8. Ecofriendly Bare Essentials
Homeowner: Jay Shafer of North Carolina
This movable 7- by 16-foot home is combined with an equally tiny home next door for a total of 620 square feet of living space. Jay Shafer, founder of Tumbleweed Tiny House Company, calls this home (along with his wife and young son). This energy efficient and ecofriendly housing solution relies on the basics, including a bare-bones kitchen. The front door of the house opens into its small kitchen and dining space. A sink, a prep surface, a portable electric range and a small fridge serve the family’s basic needs. A shelf above the sink holds most of the dishes and other kitchen essentials.
9. Colorful and Custom European Kitchen
Homeowner: Lukas Kordik of Bratislava, Slovakia
This space-saving customized kitchen is full of smart storage solutions.
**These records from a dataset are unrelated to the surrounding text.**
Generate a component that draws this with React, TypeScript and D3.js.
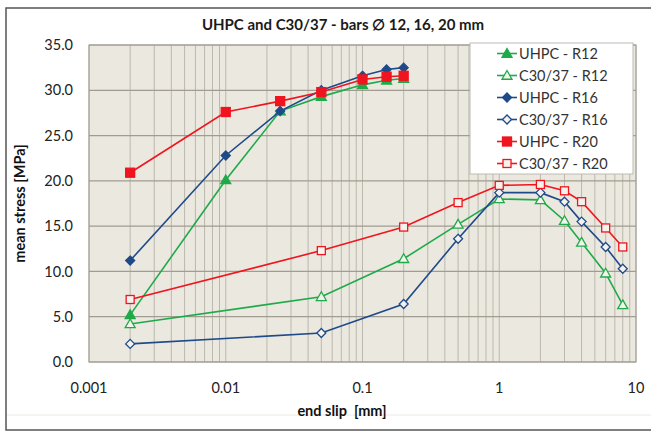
import * as d3 from "d3";

type Series = {
  name: string;
  color: string;
  marker: "triangle" | "diamond" | "square";
  filled: boolean;
  x: number[];
  y: number[];
};

const W = 651;
const H = 432;
const M = { left: 89, right: 636, top: 45, bottom: 362 };

const SLIP_UHPC = [0.002, 0.01, 0.025, 0.05, 0.1, 0.15, 0.2];
const SLIP_C30 = [0.002, 0.05, 0.2, 0.5, 1, 2, 3, 4, 6, 8];

const UHPC_R12 = [5.2, 20.1, 27.7, 29.3, 30.6, 31.1, 31.3];
const UHPC_R16 = [11.2, 22.8, 27.7, 30.0, 31.6, 32.3, 32.5];
const UHPC_R20 = [20.9, 27.6, 28.8, 29.8, 31.2, 31.5, 31.6];
const C30_R12 = [4.2, 7.2, 11.4, 15.2, 18.0, 17.9, 15.6, 13.2, 9.8, 6.3];
const C30_R16 = [2.0, 3.2, 6.4, 13.6, 18.7, 18.7, 17.7, 15.5, 12.7, 10.3];
const C30_R20 = [6.9, 12.3, 14.9, 17.6, 19.5, 19.6, 18.9, 17.7, 14.8, 12.7];

const Y_TICKS = [0, 5, 10, 15, 20, 25, 30, 35];
const X_TICKS = [0.001, 0.01, 0.1, 1, 10];

const GREEN = "#1faa4a";
const BLUE = "#1f4a8a";
const RED = "#f0141e";

const series: Series[] = [
  { name: "UHPC - R12", color: GREEN, marker: "triangle", filled: true, x: SLIP_UHPC, y: UHPC_R12 },
  { name: "C30/37 - R12", color: GREEN, marker: "triangle", filled: false, x: SLIP_C30, y: C30_R12 },
  { name: "UHPC - R16", color: BLUE, marker: "diamond", filled: true, x: SLIP_UHPC, y: UHPC_R16 },
  { name: "C30/37 - R16", color: BLUE, marker: "diamond", filled: false, x: SLIP_C30, y: C30_R16 },
  { name: "UHPC - R20", color: RED, marker: "square", filled: true, x: SLIP_UHPC, y: UHPC_R20 },
  { name: "C30/37 - R20", color: RED, marker: "square", filled: false, x: SLIP_C30, y: C30_R20 },
];

const FONT = "Lato, 'Open Sans', sans-serif";

const Marker = ({ s, cx, cy }: { s: Series; cx: number; cy: number }) => {
  const fill = s.filled ? s.color : "#f4f2ec";
  const sw = 1.3;
  if (s.marker === "triangle") {
    const r = 5;
    const p = `M${cx},${cy - r} L${cx + r},${cy + r * 0.75} L${cx - r},${cy + r * 0.75} Z`;
    return <path d={p} fill={fill} stroke={s.color} strokeWidth={sw} />;
  }
  if (s.marker === "diamond") {
    const r = 4.5;
    const p = `M${cx},${cy - r} L${cx + r},${cy} L${cx},${cy + r} L${cx - r},${cy} Z`;
    return <path d={p} fill={fill} stroke={s.color} strokeWidth={sw} />;
  }
  const r = s.filled ? 4.5 : 4;
  return <rect x={cx - r} y={cy - r} width={2 * r} height={2 * r} fill={fill} stroke={s.color} strokeWidth={sw} />;
};

export default function App() {
  const x = d3.scaleLog().domain([0.001, 10]).range([M.left, M.right]);
  const y = d3.scaleLinear().domain([0, 35]).range([M.bottom, M.top]);

  const minor: number[] = [];
  for (let e = -3; e < 1; e++) {
    for (let k = 1; k <= 9; k++) minor.push(k * Math.pow(10, e));
  }
  minor.push(10);

  const line = d3
    .line<[number, number]>()
    .x((d) => x(d[0]))
    .y((d) => y(d[1]));

  const legendX = 470;
  const legendY = 43;

  return (
    <svg width={W} height={H} style={{ position: "absolute", left: 0, top: 0 }} fontFamily={FONT}>
      <rect x={0} y={0} width={W} height={H} fill="#ffffff" />
      <rect x={6} y={8} width={W + 10} height={422} fill="#ffffff" stroke="#555" strokeWidth={1.5} />
      <line x1={7} x2={W} y1={415} y2={415} stroke="#eceae4" strokeWidth={1} />

      <text x={343} y={30} textAnchor="middle" fontSize={15} fontWeight="bold" fill="#1a1a1a">
        UHPC and C30/37 - bars ∅ 12, 16, 20 mm
      </text>

      <rect x={M.left} y={M.top} width={M.right - M.left} height={M.bottom - M.top} fill="#ebe8df" />
      {minor.map((v, i) => (
        <line key={"v" + i} x1={x(v)} x2={x(v)} y1={M.top} y2={M.bottom} stroke="#b6b2a8" strokeWidth={0.9} />
      ))}
      {Y_TICKS.map((t) => (
        <line key={"h" + t} x1={M.left} x2={M.right} y1={y(t)} y2={y(t)} stroke="#a09c92" strokeWidth={1.2} />
      ))}
      <rect x={M.left} y={M.top} width={M.right - M.left} height={M.bottom - M.top} fill="none" stroke="#a09c92" strokeWidth={1} />

      {Y_TICKS.map((t) => (
        <text key={"yl" + t} x={73} y={y(t)} dy="0.35em" textAnchor="end" fontSize={14.5} fill="#222">
          {d3.format(".1f")(t)}
        </text>
      ))}
      {X_TICKS.map((t) => (
        <text key={"xl" + t} x={x(t)} y={393} textAnchor="middle" fontSize={14.5} fill="#222">
          {String(t)}
        </text>
      ))}
      <text x={342} y={416} textAnchor="middle" fontSize={14.5} fontWeight="bold" fill="#111" style={{ whiteSpace: "pre" }}>
        {"end slip  [mm]"}
      </text>
      <text
        transform={`translate(25,${(M.top + M.bottom) / 2}) rotate(-90)`}
        textAnchor="middle"
        fontSize={14.5}
        fontWeight="bold"
        fill="#111"
      >
        mean stress [MPa]
      </text>

      {series.map((s) => {
        const pts = s.x.map((v, i) => [v, s.y[i]] as [number, number]);
        return (
          <g key={s.name}>
            <path d={line(pts) || ""} fill="none" stroke={s.color} strokeWidth={1.6} />
            {pts.map((p, i) => (
              <Marker key={i} s={s} cx={x(p[0])} cy={y(p[1])} />
            ))}
          </g>
        );
      })}

      <rect x={legendX} y={legendY} width={163} height={131} fill="#ffffff" stroke="#bdbab3" strokeWidth={1} />
      {series.map((s, i) => {
        const cy = legendY + 10.5 + i * 22;
        return (
          <g key={"lg" + s.name}>
            <line x1={497} x2={517} y1={cy} y2={cy} stroke={s.color} strokeWidth={1.6} />
            <Marker s={s} cx={507} cy={cy} />
            <text x={519} y={cy} dy="0.36em" fontSize={14.5} fill="#333">
              {s.name}
            </text>
          </g>
        );
      })}
    </svg>
  );
}
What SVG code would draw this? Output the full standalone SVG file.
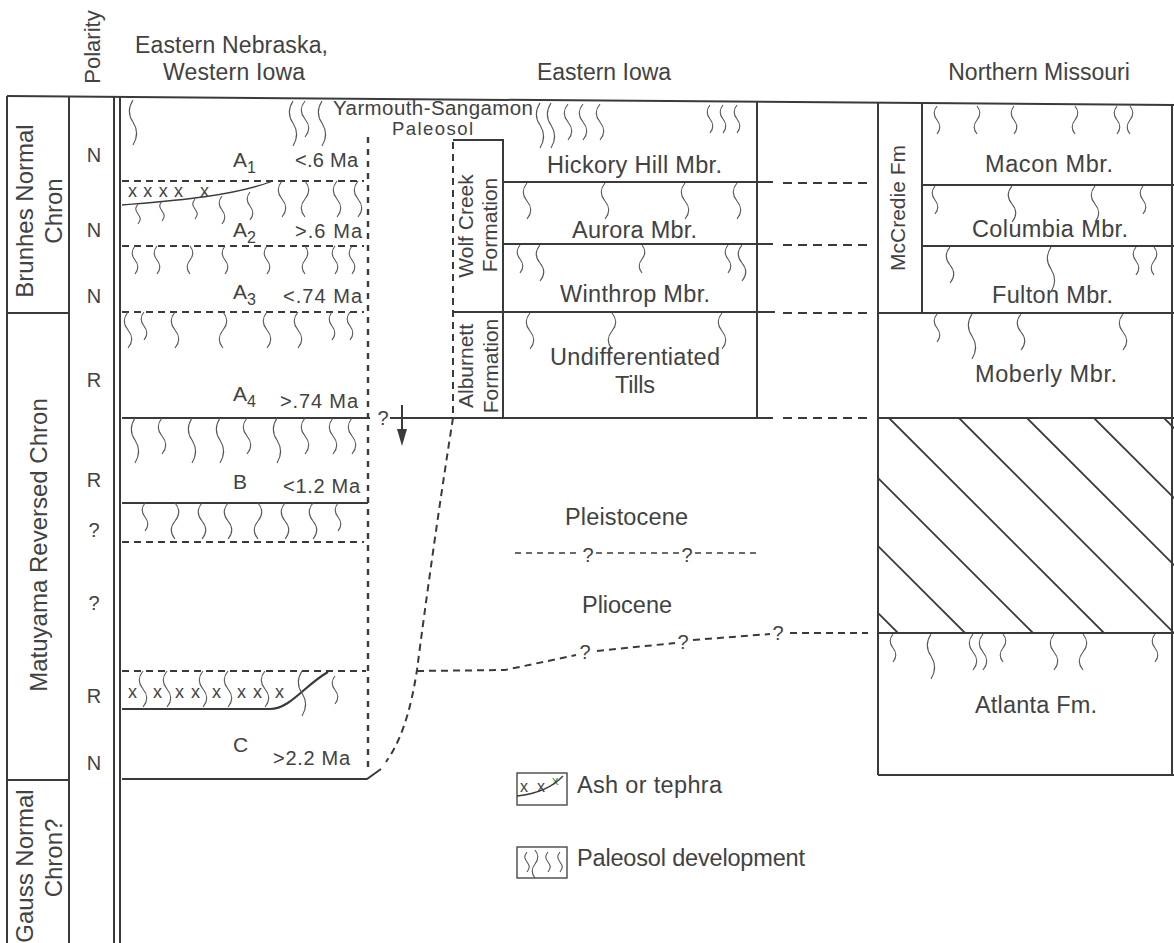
<svg xmlns="http://www.w3.org/2000/svg" xmlns:xlink="http://www.w3.org/1999/xlink" width="1174" height="943" viewBox="0 0 1174 943">
<style>
text{font-family:"Liberation Sans",Arial,Helvetica,sans-serif;fill:#424242}
.hd{font-size:23px}
.mb{font-size:23.5px}
.ch{font-size:24px;text-anchor:middle}
.fm{font-size:21px;text-anchor:middle}
.pl{font-size:20px;text-anchor:middle}
.ma{font-size:20px}
.al{font-size:21px}
.sub{font-size:16px}
.q{font-size:20px;text-anchor:middle}
.xx{font-size:18px}
.ln{stroke:#3a3a3a;stroke-width:2;fill:none}
.thin{stroke:#3a3a3a;stroke-width:1.3;fill:none}
.ds{stroke:#3a3a3a;stroke-width:2;fill:none;stroke-dasharray:7 5}
.dv{stroke:#3a3a3a;stroke-width:2.4;fill:none;stroke-dasharray:6 6}
.soil{stroke:#555;stroke-width:1.1;fill:none}
.hatch{stroke:#3a3a3a;stroke-width:1.8}
</style>
<defs>
<path id="q0" d="M0,0 c-3,4 -3,6 0,10 c3,4 3,6 0,10"/>
<path id="q1" d="M0,0 c-4,5 -4,9 0,14 c4,5 4,9 0,14"/>
<path id="q2" d="M0,0 c-5,6 -5,12 0,18 c5,6 5,12 0,18"/>
<path id="q3" d="M0,0 c-5,8 -5,15 0,22 c5,8 5,15 0,23"/>
<path id="q4" d="M0,0 c5,6 5,12 0,18 c-5,6 -5,12 0,18"/>
<path id="q5" d="M0,0 c4,5 4,9 0,14 c-4,5 -4,9 0,14"/>
<clipPath id="hclip"><rect x="878" y="418" width="296" height="215"/></clipPath>
</defs>
<rect x="0" y="0" width="1174" height="943" fill="#ffffff"/>

<g id="headers">
<text transform="translate(100,47) rotate(-90)" text-anchor="middle" style="font-size:22px">Polarity</text>
<text class="hd" x="135" y="53" textLength="193" lengthAdjust="spacing">Eastern Nebraska,</text>
<text class="hd" x="163" y="80" textLength="142" lengthAdjust="spacing">Western Iowa</text>
<text class="hd" x="604" y="80" text-anchor="middle">Eastern Iowa</text>
<text class="hd" x="1039" y="80" text-anchor="middle">Northern Missouri</text>
</g>

<g id="frame">
<path class="ln" d="M7,96 L1174,105"/>
<path class="ln" d="M7,96 V943 M69,96 V943 M114,96 V943 M120,96 V943"/>
</g>

<g id="chron-column">
<path class="ln" d="M7,313 H69 M7,780 H69"/>
<text class="ch" transform="translate(33,211) rotate(-90)">Brunhes Normal</text>
<text class="ch" transform="translate(62,211) rotate(-90)">Chron</text>
<text class="ch" transform="translate(47,545) rotate(-90)">Matuyama Reversed Chron</text>
<text class="ch" transform="translate(33,866) rotate(-90)">Gauss Normal</text>
<text class="ch" transform="translate(62,858) rotate(-90)">Chron?</text>
</g>

<g id="polarity-column">
<text class="pl" x="94" y="162">N</text>
<text class="pl" x="94" y="237">N</text>
<text class="pl" x="94" y="303">N</text>
<text class="pl" x="94" y="387">R</text>
<text class="pl" x="94" y="487">R</text>
<text class="pl" x="94" y="537">?</text>
<text class="pl" x="94" y="610">?</text>
<text class="pl" x="94" y="703">R</text>
<text class="pl" x="94" y="770">N</text>
</g>

<g id="nebraska-western-iowa">
<path class="ds" d="M122,181 H364 M122,246 H364 M122,312 H364 M122,542 H364 M122,671 H366"/>
<path class="ln" d="M122,418 H370 M122,503 H368 M122,779 H367 L381,769"/>
<path class="thin" d="M122,205 C170,201 230,197 273,181"/>
<path class="ln" style="stroke-width:2.2" d="M122,709 H270 C290,709 305,685 328,672"/>
<path class="dv" d="M368,137 V769"/>
<text class="xx" x="128" y="197" textLength="55" lengthAdjust="spacing">xxxx</text>
<text class="xx" x="200" y="197">x</text>
<text class="xx" x="128" y="698">x</text>
<text class="xx" x="153" y="698">x</text>
<text class="xx" x="175" y="698" textLength="25" lengthAdjust="spacing">xx</text>
<text class="xx" x="212" y="698">x</text>
<text class="xx" x="237" y="698" textLength="25" lengthAdjust="spacing">xx</text>
<text class="xx" x="275" y="698">x</text>
<text class="al" x="233" y="167">A<tspan class="sub" dy="6">1</tspan></text>
<text class="al" x="233" y="237">A<tspan class="sub" dy="6">2</tspan></text>
<text class="al" x="233" y="299">A<tspan class="sub" dy="6">3</tspan></text>
<text class="al" x="233" y="401">A<tspan class="sub" dy="6">4</tspan></text>
<text class="al" x="233" y="489">B</text>
<text class="al" x="233" y="752">C</text>
<text class="ma" x="295" y="167" textLength="63" lengthAdjust="spacing">&lt;.6 Ma</text>
<text class="ma" x="295" y="238" textLength="67" lengthAdjust="spacing">&gt;.6 Ma</text>
<text class="ma" x="283" y="303" textLength="79" lengthAdjust="spacing">&lt;.74 Ma</text>
<text class="ma" x="280" y="408" textLength="78" lengthAdjust="spacing">&gt;.74 Ma</text>
<text class="ma" x="283" y="493" textLength="77" lengthAdjust="spacing">&lt;1.2 Ma</text>
<text class="ma" x="273" y="765" textLength="77" lengthAdjust="spacing">&gt;2.2 Ma</text>
<text class="q" x="383" y="425">?</text>
<text x="333" y="115" style="font-size:20.5px" textLength="200" lengthAdjust="spacing">Yarmouth-Sangamon</text>
<text x="392" y="135" style="font-size:18.5px" textLength="81" lengthAdjust="spacing">Paleosol</text>
<g class="soil">
<use xlink:href="#q3" x="133" y="100"/><use xlink:href="#q3" x="293" y="101"/><use xlink:href="#q2" x="305" y="101"/><use xlink:href="#q3" x="322" y="101"/>
<use xlink:href="#q0" x="138" y="204"/><use xlink:href="#q0" x="162" y="201"/><use xlink:href="#q0" x="195" y="199"/><use xlink:href="#q1" x="222" y="196"/><use xlink:href="#q1" x="250" y="192"/>
<use xlink:href="#q2" x="282" y="181"/><use xlink:href="#q4" x="305" y="181"/><use xlink:href="#q2" x="337" y="181"/><use xlink:href="#q2" x="358" y="181"/>
<use xlink:href="#q1" x="135" y="246"/><use xlink:href="#q1" x="157" y="246"/><use xlink:href="#q5" x="190" y="246"/><use xlink:href="#q1" x="225" y="246"/><use xlink:href="#q1" x="267" y="246"/><use xlink:href="#q5" x="305" y="246"/><use xlink:href="#q1" x="335" y="246"/><use xlink:href="#q1" x="352" y="246"/>
<use xlink:href="#q2" x="128" y="312"/><use xlink:href="#q1" x="144" y="312"/><use xlink:href="#q2" x="175" y="312"/><use xlink:href="#q4" x="223" y="312"/><use xlink:href="#q2" x="267" y="312"/><use xlink:href="#q2" x="298" y="312"/><use xlink:href="#q1" x="332" y="312"/><use xlink:href="#q1" x="350" y="312"/>
<use xlink:href="#q3" x="135" y="418"/><use xlink:href="#q2" x="162" y="418"/><use xlink:href="#q3" x="192" y="418"/><use xlink:href="#q3" x="220" y="418"/><use xlink:href="#q2" x="247" y="418"/><use xlink:href="#q3" x="277" y="418"/><use xlink:href="#q2" x="305" y="418"/><use xlink:href="#q2" x="333" y="418"/><use xlink:href="#q2" x="352" y="418"/>
<use xlink:href="#q1" x="145" y="503"/><use xlink:href="#q4" x="175" y="503"/><use xlink:href="#q2" x="202" y="503"/><use xlink:href="#q2" x="228" y="503"/><use xlink:href="#q4" x="258" y="503"/><use xlink:href="#q2" x="285" y="503"/><use xlink:href="#q2" x="313" y="503"/><use xlink:href="#q1" x="338" y="503"/>
<use xlink:href="#q2" x="143" y="671"/><use xlink:href="#q2" x="167" y="671"/><use xlink:href="#q2" x="203" y="671"/><use xlink:href="#q2" x="228" y="671"/><use xlink:href="#q2" x="265" y="671"/><use xlink:href="#q3" x="302" y="671"/><use xlink:href="#q1" x="335" y="676"/>
</g>
</g>

<g id="eastern-iowa">
<path class="ln" d="M453,140 H503 V418 M757,102 V418 M503,182 H773 M503,244 H773 M453,312 H775 M390,418 H773"/>
<path class="ds" d="M453,142 V418"/>
<text class="fm" transform="translate(473,226) rotate(-90)">Wolf Creek</text>
<text class="fm" transform="translate(497,225) rotate(-90)">Formation</text>
<text class="fm" transform="translate(473,366) rotate(-90)">Alburnett</text>
<text class="fm" transform="translate(498,366) rotate(-90)">Formation</text>
<text class="mb" x="547" y="173" textLength="175" lengthAdjust="spacing">Hickory Hill Mbr.</text>
<text class="mb" x="572" y="238" textLength="125" lengthAdjust="spacing">Aurora Mbr.</text>
<text class="mb" x="560" y="302" textLength="150" lengthAdjust="spacing">Winthrop Mbr.</text>
<text class="mb" x="550" y="365" textLength="170" lengthAdjust="spacing">Undifferentiated</text>
<text class="mb" x="615" y="393" textLength="40" lengthAdjust="spacing">Tills</text>
<text class="mb" x="565" y="525" textLength="123" lengthAdjust="spacing">Pleistocene</text>
<text class="mb" x="582" y="613" textLength="90" lengthAdjust="spacing">Pliocene</text>
<g class="soil">
<use xlink:href="#q3" x="540" y="103"/><use xlink:href="#q3" x="551" y="103"/><use xlink:href="#q2" x="568" y="104"/><use xlink:href="#q2" x="583" y="104"/><use xlink:href="#q2" x="600" y="104"/><use xlink:href="#q1" x="710" y="105"/><use xlink:href="#q1" x="723" y="105"/><use xlink:href="#q1" x="737" y="105"/>
<use xlink:href="#q2" x="527" y="183"/><use xlink:href="#q2" x="605" y="183"/><use xlink:href="#q2" x="685" y="183"/><use xlink:href="#q2" x="737" y="183"/>
<use xlink:href="#q1" x="520" y="245"/><use xlink:href="#q2" x="540" y="245"/><use xlink:href="#q5" x="642" y="245"/><use xlink:href="#q1" x="728" y="245"/><use xlink:href="#q2" x="742" y="245"/>
<use xlink:href="#q2" x="530" y="313"/><use xlink:href="#q4" x="612" y="313"/><use xlink:href="#q2" x="722" y="313"/>
</g>
</g>

<g id="northern-missouri">
<path class="ln" d="M878,103 V775 M922,103 V313 M922,185 H1174 M922,246 H1174 M878,313 H1174 M878,418 H1174 M878,633 H1174 M878,775 H1174 M1172,104 V775"/>
<g clip-path="url(#hclip)" class="hatch">
<line x1="683" y1="418" x2="898" y2="633"/>
<line x1="750" y1="418" x2="965" y2="633"/>
<line x1="818" y1="418" x2="1033" y2="633"/>
<line x1="889" y1="418" x2="1104" y2="633"/>
<line x1="959" y1="418" x2="1174" y2="633"/>
<line x1="1027" y1="418" x2="1242" y2="633"/>
<line x1="1094" y1="418" x2="1309" y2="633"/>
<line x1="1164" y1="418" x2="1379" y2="633"/>
</g>
<text class="fm" transform="translate(905,208) rotate(-90)">McCredie Fm</text>
<text class="mb" x="985" y="172" textLength="128" lengthAdjust="spacing">Macon Mbr.</text>
<text class="mb" x="972" y="237" textLength="156" lengthAdjust="spacing">Columbia Mbr.</text>
<text class="mb" x="992" y="303" textLength="121" lengthAdjust="spacing">Fulton Mbr.</text>
<text class="mb" x="975" y="382" textLength="142" lengthAdjust="spacing">Moberly Mbr.</text>
<text class="mb" x="975" y="713" textLength="122" lengthAdjust="spacing">Atlanta Fm.</text>
<g class="soil">
<use xlink:href="#q1" x="937" y="106"/><use xlink:href="#q5" x="977" y="106"/><use xlink:href="#q1" x="1014" y="106"/><use xlink:href="#q5" x="1075" y="106"/><use xlink:href="#q1" x="1117" y="106"/><use xlink:href="#q5" x="1130" y="106"/>
<use xlink:href="#q1" x="935" y="186"/><use xlink:href="#q2" x="1012" y="186"/><use xlink:href="#q2" x="1095" y="186"/><use xlink:href="#q1" x="1143" y="186"/>
<use xlink:href="#q2" x="950" y="247"/><use xlink:href="#q3" x="1051" y="247"/><use xlink:href="#q1" x="1136" y="247"/><use xlink:href="#q5" x="1154" y="247"/>
<use xlink:href="#q1" x="937" y="314"/><use xlink:href="#q3" x="972" y="314"/><use xlink:href="#q2" x="1021" y="314"/><use xlink:href="#q2" x="1123" y="314"/>
<use xlink:href="#q1" x="893" y="634"/><use xlink:href="#q3" x="931" y="634"/><use xlink:href="#q2" x="973" y="634"/><use xlink:href="#q2" x="983" y="634"/><use xlink:href="#q5" x="1003" y="634"/><use xlink:href="#q2" x="1054" y="634"/><use xlink:href="#q4" x="1083" y="634"/><use xlink:href="#q1" x="1155" y="634"/>
</g>
</g>

<g id="connectors">
<path class="ds" d="M783,183 H868 M783,245 H868 M783,313 H868 M783,418 H868" style="stroke-dasharray:9 6"/>
<path class="ds" d="M453,418 C440,500 426,600 417,670 C410,715 400,742 386,762"/>
<path class="ds" d="M417,671 L505,670 L576,655 M597,651 L675,643 M693,640 L770,634 M790,633 L868,633"/>
<text class="q" x="585" y="659">?</text>
<text class="q" x="683" y="649">?</text>
<text class="q" x="778" y="640">?</text>
<path class="ds" style="stroke-width:1.6;stroke-dasharray:6 5" d="M515,553 H581 M596,553 H680 M695,553 H757"/>
<text class="q" x="588" y="562">?</text>
<text class="q" x="687" y="562">?</text>
<line class="ln" x1="402" y1="405" x2="402" y2="432"/>
<polygon points="397,429 407,429 402,446" fill="#3a3a3a"/>
</g>

<g id="legend">
<rect class="thin" x="517" y="773" width="50" height="32"/>
<text x="520" y="792" style="font-size:16px" textLength="25" lengthAdjust="spacing">xx</text>
<text x="552" y="785" style="font-size:13px;fill:#3c8c3c">x</text>
<path class="thin" d="M517,796 C535,794 552,788 563,776"/>
<text class="mb" x="577" y="793" textLength="145" lengthAdjust="spacing">Ash or tephra</text>
<rect class="thin" x="517" y="847" width="50" height="31"/>
<g class="soil">
<use xlink:href="#q0" x="527" y="852"/><use xlink:href="#q5" x="535" y="850"/><use xlink:href="#q0" x="548" y="852"/><use xlink:href="#q0" x="560" y="852"/>
</g>
<text class="mb" x="577" y="866" textLength="228" lengthAdjust="spacing">Paleosol development</text>
</g>
</svg>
The bright blue kitchen cabinetry provides plenty of color while taking up minimal space. An electric stove top, an oven set flush into the cabinetry and integrated drawer handles keep things simple. Having the main kitchen unit in a single block saves space and keeps the kitchen open.
Designer and homeowner Lukas Kordik created an impressive unit of floor-to-ceiling shelving to hold essentials and decorative items.
Homeowner: Kimberly Hasselbrink of San Francisco
Food photographer Kimberly Hasselbrink loves her San Francisco apartment, but her kitchen is seriously lacking in space and natural light. She hasn’t gotten the go-ahead to make any changes to it, so for now she’s dressed up her space with thrift store accessories and one-of-a-kind art.
Hasselbrink keeps the space neat and clean by using hidden storage. She doesn’t like to keep anything out unless it’s useful and attractive, instead adding color and visual interest through easy-to-change decor, like these prints fromJon Holcomb and Wendy MacNaughton.